Heutzutage wird unterschieden in genehme und nicht genehme Demokratien, in richtige und in falsche Demokratien. Jahrzehntelang und bis vor gar nicht langer Zeit war das im Westen herrschende linke Lager, was die Meinungsbildung und die Grundweichenstellung anbelangt wie besoffen und hat jede noch so absurde Separationsbewegung und die sogenannten Freiheitskämpfer überall auf der Welt offiziös und subversiv unterstützt.

Jetzt gibt es einen Freiheits-und Separationskampf in der Ukraine und derselbe Westen tönt: Nein, militärisch wollen wir nicht eingreifen, um die Krim bei der Ukraine zu belassen. Ganz so verrückt sind wir nun doch nicht. Aber wir wollen Sanktionen, wir wollen die zwei Millionen Bürger der Krim, die falsch gewählt haben, in die Knie zwingen, und wir wollen Putin in die Knie zwingen. Der darf uns den Gashahn nicht abdrehen, aber unsere Sanktionen soll er fressen.

Die Partei der Grünen schrie drei Jahrzehnte lang von Demokratie, von Basisdemokratie, von direkter Demokratie, von der Einmischung des mündigen Bürgers und von den Bürgerrechten, die über den Staatsrechten stünden. Und was passiert jetzt? Seit gut einem Jahr haben die Grünen, dies allerdings von der Öffentlichkeit unbemerkt - unbemerkt, weil die Öffentlichkeit in Wahrheit selber in einem grünen Konsens zuhause ist, der derzeit schwarz-rot angestrichen ist - eine 180-Grad-Kehrtwende in Sachen Demokratie beschlossen: Linksautonome dürfen weiterhin ihre nonverbale, schlagkräftige "demokratische" Spielart vorführen und kaputt schlagen, was sie nie aufgebaut haben und was sie selbstverständlich auch nicht "kaputt macht", wie es in einem viel zitierten Lied einmal hieß. Das ist weiterhin gute Demokratie.

Probleme gehen die Bürger nichts an

Gute Demokratie ist: weiterhin gegen Atomkraft gewalttätig vorzugehen und so die teutonische Energiewende erzwungen zu haben. Übrigens ohne jedes Referendum, das war gar nicht mehr nötig. Demokratisch sei es verfassungswidrige Bildungspläne in Kindergärten und Schulen durchzusetzen und dies selbstverständlich auf rein administrativem Wege. Ein Akt besonderer Demokratie quasi des Staates selber ist es, wenn eben die Repräsentanten des Staates die Bürger damit beschäftigen, sich möglichst vor Gericht und auf der Straße streitig mit irgendwelchen, politisch ganz nebensächlichen Großprojekten wie beispielsweise mit Stuttgart 21 zu befassen.

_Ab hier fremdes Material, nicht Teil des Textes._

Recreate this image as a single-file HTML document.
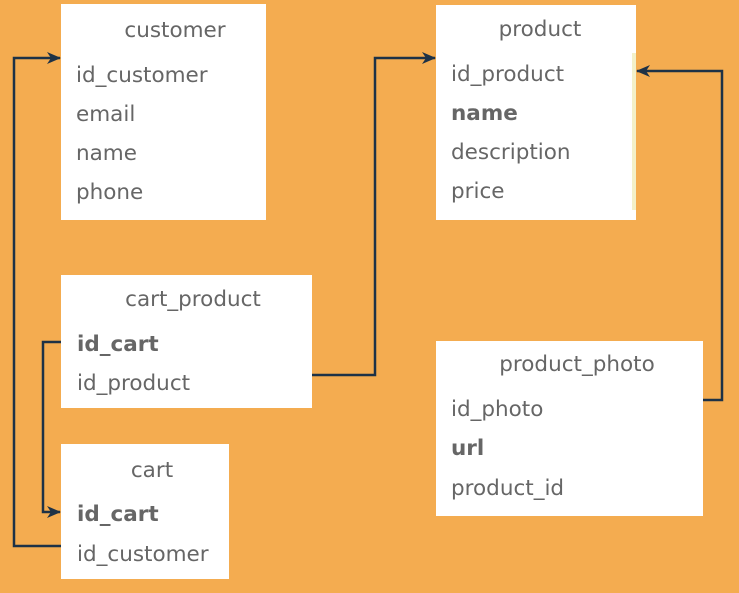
<!DOCTYPE html>
<html><head><meta charset="utf-8"><style>
html,body{margin:0;padding:0;background:#F4AC50;}
svg{display:block}
text{font-family:"DejaVu Sans","Liberation Sans",sans-serif;font-size:21.5px;fill:#666;}
.b{font-weight:bold}
</style></head><body>
<svg width="739" height="593" viewBox="0 0 739 593">
<defs><marker id="a" markerWidth="14" markerHeight="14" refX="13" refY="7" orient="auto" markerUnits="userSpaceOnUse"><path d="M0,1 L14,7 L0,13 L4,7 Z" fill="#1E3246"/></marker></defs>
<rect x="61" y="4" width="205" height="216" fill="#fff"/>
<rect x="436" y="5" width="200" height="215" fill="#fff"/>
<rect x="632" y="53" width="4" height="157" fill="#F3F0C8"/>
<rect x="61" y="275" width="251" height="133" fill="#fff"/>
<rect x="61" y="444" width="168" height="135" fill="#fff"/>
<rect x="436" y="341" width="267" height="175" fill="#fff"/>
<g fill="none" stroke="#1E3246" stroke-width="2.5">
<path d="M61,546 H14 V58 H60" marker-end="url(#a)"/>
<path d="M61,342 H43 V512 H60" marker-end="url(#a)"/>
<path d="M312,375 H375 V58 H435" marker-end="url(#a)"/>
<path d="M703,400 H722 V71 H637" marker-end="url(#a)"/>
</g>
<text x="175" y="37" text-anchor="middle">customer</text>
<text x="76" y="82">id_customer</text>
<text x="76" y="121">email</text>
<text x="76" y="160">name</text>
<text x="76" y="199">phone</text>
<text x="540" y="36" text-anchor="middle">product</text>
<text x="451" y="81">id_product</text>
<text x="451" y="120" class="b">name</text>
<text x="451" y="159">description</text>
<text x="451" y="198">price</text>
<text x="193" y="306" text-anchor="middle">cart_product</text>
<text x="77" y="351" class="b">id_cart</text>
<text x="77" y="390">id_product</text>
<text x="152" y="477" text-anchor="middle">cart</text>
<text x="77" y="521" class="b">id_cart</text>
<text x="77" y="561">id_customer</text>
<text x="577" y="371" text-anchor="middle">product_photo</text>
<text x="451" y="416">id_photo</text>
<text x="451" y="455" class="b">url</text>
<text x="451" y="495">product_id</text>
</svg>
</body></html>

Oder besser: davon abzulenken.

Die Demokratie ist nach dem Willen der Grünen, aber auch längst nach dem Willen der großen Koalition auf nahe Null reduziert, wenn es um die eigentlich wichtigen Fragen geht, wie zum Beispiel um die Europapolitik, den Euro, die an der Schuldenbremse des Grundgesetzes vorbei gemogelte Staatsverschuldung oder, wenn es um Integrationspolitik, Bildungspolitik, Rentenpolitik und Rechtspolitik geht.

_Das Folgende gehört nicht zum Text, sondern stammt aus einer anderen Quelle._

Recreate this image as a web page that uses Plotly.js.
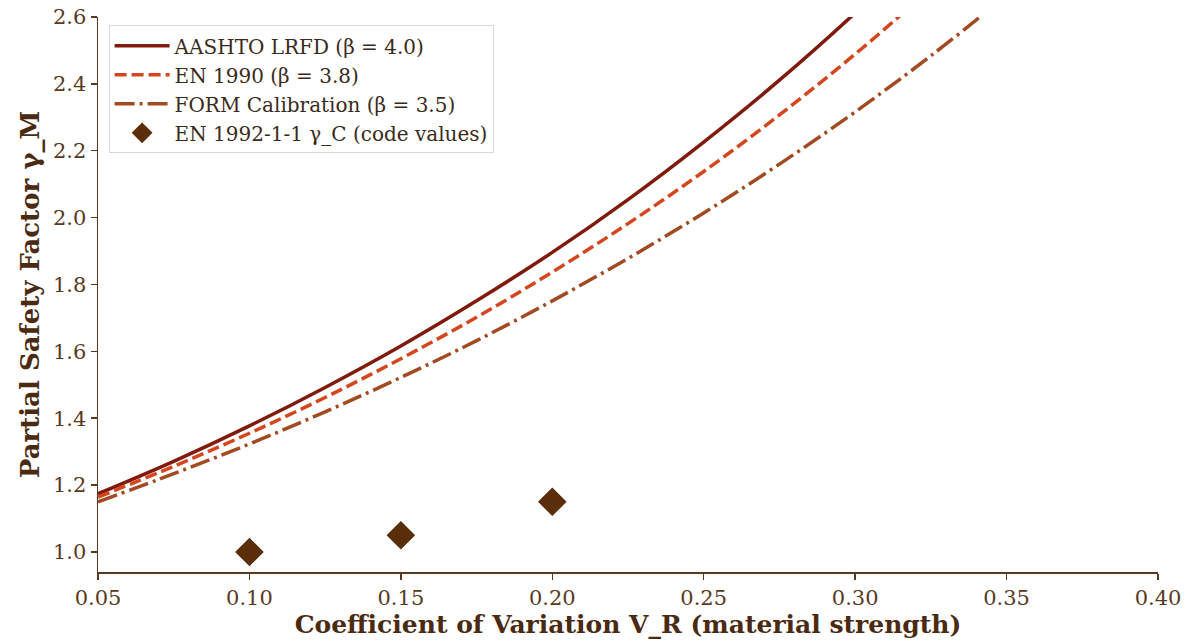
<!DOCTYPE html>
<html><head><meta charset="utf-8">
<script src="https://cdn.plot.ly/plotly-3.0.1.min.js"></script>
<style>body{margin:0;background:#fff}#c{width:1193px;height:642px}</style>
</head><body><div id="c"></div>
<script>
const vR = [0.05,0.075,0.10,0.125,0.15,0.175,0.20,0.225,0.25,0.275,0.30,0.325,0.35];
const aashto = [1.174,1.271,1.377,1.492,1.616,1.751,1.896,2.054,2.226,2.411,2.612,2.829,3.06];
const en1990 = [1.164,1.256,1.355,1.462,1.578,1.702,1.837,1.982,2.138,2.307,2.489,2.686,2.90];
const form = [1.150,1.234,1.323,1.419,1.522,1.632,1.751,1.878,2.014,2.160,2.316,2.484,2.664];
const codeV = [0.10,0.15,0.20];
const codeGamma = [1.00,1.05,1.15];
const names = ["AASHTO LRFD (β = 4.0)","EN 1990 (β = 3.8)","FORM Calibration (β = 3.5)","EN 1992-1-1 γ_C (code values)"];
const xTicks = [0.05,0.10,0.15,0.20,0.25,0.30,0.35,0.40];
const xTickText = ["0.05","0.10","0.15","0.20","0.25","0.30","0.35","0.40"];
const yTicks = [1.0,1.2,1.4,1.6,1.8,2.0,2.2,2.4,2.6];
const yTickText = ["1.0","1.2","1.4","1.6","1.8","2.0","2.2","2.4","2.6"];

const axisCol = "#5a3a1e";
const txtCol = "#5a3a1e";
const serif = "DejaVu Serif, serif";

const traces = [
 {x:vR,y:aashto,mode:"lines",name:names[0],line:{color:"#7f1a0c",width:3.5,shape:"spline"}},
 {x:vR,y:en1990,mode:"lines",name:names[1],line:{color:"#d4471e",width:3.5,dash:"12px,5px",shape:"spline"}},
 {x:vR,y:form,mode:"lines",name:names[2],line:{color:"#a24a22",width:3.5,dash:"20px,5px,3px,5px",shape:"spline"}},
 {x:codeV,y:codeGamma,mode:"markers",name:names[3],marker:{symbol:"diamond",size:22,color:"#5b2e0a"}}
];
const layout = {
 width:1193,height:642,
 margin:{l:98,r:35,t:17,b:70},
 paper_bgcolor:"#fff",plot_bgcolor:"#fff",
 font:{family:serif,color:txtCol,size:18},
 showlegend:true,
 legend:{x:0.01,y:0.985,xanchor:"left",yanchor:"top",bgcolor:"rgba(255,255,255,0.9)",bordercolor:"#d8d8d8",borderwidth:1,itemwidth:55,font:{family:serif,size:20,color:"#3a2a1a"},tracegroupgap:2},
 xaxis:{range:[0.05,0.40],tickvals:xTicks,ticktext:xTickText,
  showgrid:false,zeroline:false,showline:true,linecolor:axisCol,linewidth:1.5,ticks:"outside",ticklen:6,tickcolor:axisCol,tickwidth:1.5,
  tickfont:{family:serif,size:21,color:txtCol},
  title:{text:"Coefficient of Variation V_R (material strength)",font:{family:serif,size:25,color:"#4a2a10",weight:"bold"},standoff:4}},
 yaxis:{range:[0.94,2.6],tickvals:yTicks,ticktext:yTickText,
  showgrid:false,zeroline:false,showline:true,linecolor:axisCol,linewidth:1.5,ticks:"outside",ticklen:6,tickcolor:axisCol,tickwidth:1.5,
  tickfont:{family:serif,size:21,color:txtCol},
  title:{text:"Partial Safety Factor γ_M",font:{family:serif,size:26,color:"#4a2a10",weight:"bold"},standoff:6}}
};
Plotly.newPlot("c",traces,layout,{displayModeBar:false,staticPlot:true});
</script></body></html>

Die Freiheit, die richtige Meinung zu haben

Zu all diesen Fragen wird der Bürger dahingehend beschieden: Das geht dich nichts an. Referenden zu diesen Themen gibt es nicht und auch die Verfassungen in Europa, in Deutschland das Grundgesetz, haben, was diese Themenkreise anbelangt, ihren Geltungsbereich weitreichend verloren. Die Meinungsfreiheit ist entsprechend eingeteilt in die Freiheit die richtige Meinung haben und äußern zu dürfen und die Unfreiheit an der falschen Meinung ersticken zu sollen.

Und wer entscheidet nun, was völkerrechtswidrig ist, was demokratisch gar nicht geht, was die falsche Meinung ist? Wer entscheidet nun, ob die Menschen auf der Krim leben dürfen, wie sie wollen? Oder ob sie so leben müssen, wie es eine demokratisch  nicht legitimierte, unter nicht ganz geklärten Umständen zustande gekommene Übergangsregierung in Kiew ohne jede politische Fortune für richtig empfindet? Oder wird neuerdings in Washington oder gar in Berlin entschieden, wie die Menschen auf der Krim zu leben hätten?